The shift has in many ways already begun. For the first time, the Chinese movie market overtook North America in the first quarter of 2018. Several big-budget Hollywood productions, including Steven Spielberg’s “Ready Player One,” ”Pacific Rim: Uprising” and “Tomb Raider,” debuted bigger in China than in the U.S. and Canada.
The growing importance of Chinese movie theaters to Hollywood comes at a sensitive time for relations between the two countries. In response to moves by the Trump administration, China on Wednesday unveiled proposed tariffs on numerous American products, rocking the stock market and stoking fears of a larger trade war.
Restrictions on film imports to China are already considerable for Hollywood; the country caps foreign films at 34 per year. The Office of the United States Trade Representatives is currently negotiating to lessen those terms. “We remain hopeful,” said Rivkin of the negotiations.
While pessimism often abounds about the future of the theatrical business in North America, due in part to digital upstarts like Netflix, Amazon and Apple, the MPAA sought to paint a more optimistic picture. John Fithian, president and chief executive of the National Association of Theatre Owners, attributed any year-to-year ups and downs to the quality of the releases.
Among the statistics trotted out by the report: more than three-quarters of the U.S. and Canada population — 263 million people — went to movie theaters at least once in 2017. The gender split of audiences was exactly 50-50.
For the first time, the report expanded to include home entertainment revenue. And despite the cratering of the DVD market in recent years, global home entertainment grosses have increased the last two years, thanks to rising digital sales: $32.1 billion in 2017, up from $24.5 billion in 2016. Those totals, however, include subscription streaming services, which many consider a threat to theaters.

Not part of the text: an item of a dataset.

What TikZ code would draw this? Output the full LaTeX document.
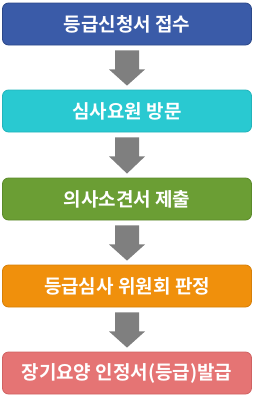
\documentclass[tikz,border=0pt]{standalone}
\usepackage{fontspec}
\usetikzlibrary{calc}
\newfontfamily\krb{Noto Sans CJK KR Bold}
\definecolor{c1}{HTML}{3A5BA8}\definecolor{b1}{HTML}{2C4889}
\definecolor{c2}{HTML}{29C9D1}\definecolor{b2}{HTML}{22B4BB}
\definecolor{c3}{HTML}{6B9E34}\definecolor{b3}{HTML}{5B8A2A}
\definecolor{c4}{HTML}{F0900C}\definecolor{b4}{HTML}{D67F08}
\definecolor{c5}{HTML}{E57474}\definecolor{b5}{HTML}{D06262}
\definecolor{arr}{HTML}{7F7F7F}
\begin{document}
\begin{tikzpicture}[x=1pt,y=-1pt,
  stepbox/.style={draw, line width=0.8pt, rounded corners=6pt, minimum width=249pt, minimum height=42pt, inner sep=0pt,
    text=white, font=\krb\fontsize{19}{21}\selectfont},
  fatarrow/.style={fill=arr, draw=none}]
\useasboundingbox (0,0) rectangle (255,397);
\node[stepbox, fill=c1, draw=b1] (s1) at (127,24) {등급신청서 접수};
\node[stepbox, fill=c2, draw=b2] (s2) at (127,111) {심사요원 방문};
\node[stepbox, fill=c3, draw=b3] (s3) at (127,199) {의사소견서 제출};
\node[stepbox, fill=c4, draw=b4] (s4) at (127,286) {등급심사 위원회 판정};
\node[stepbox, fill=c5, draw=b5] (s5) at (127,373) {장기요양 인정서(등급)발급};
\foreach \a/\b in {s1/s2,s2/s3,s3/s4,s4/s5}{
  \fill[fatarrow] ($(\a.south)+(-12,5)$) -- ($(\a.south)+(12,5)$)
     -- ($(\a.south)+(12,24)$) -- ($(\a.south)+(18,24)$)
     -- ($(\b.north)+(0,-4)$) -- ($(\a.south)+(-18,24)$)
     -- ($(\a.south)+(-12,24)$) -- cycle;
}
\end{tikzpicture}
\end{document}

Frequent moviegoers aged 18 to 24 also appeared to decrease after a bump last year. The MPAA earlier reported 7.2 million such moviegoers in 2016. In 2017, it was 5.2 million. The MPAA attributed the difference to a change in research methodology, shifting from phone surveys to online ones.
Despite being among the most overlooked demographics in the movies themselves, Latinos made up 24 percent of frequent moviegoers in 2017, despite accounting for 18 percent of the population.
But one of the brightest new markets for the MPAA is Saudi Arabia. On Wednesday, AMC said it would open the country’s first movie theater.
“We think it could be a very big market,” said Fithian. “Some have estimated that the market will hit $1 billion within a few years. If you see the pace of development that’s being described, I think you’ll see how that’s possible.”
“It’s literally as fast as we can build them and they will come,” said Fithian.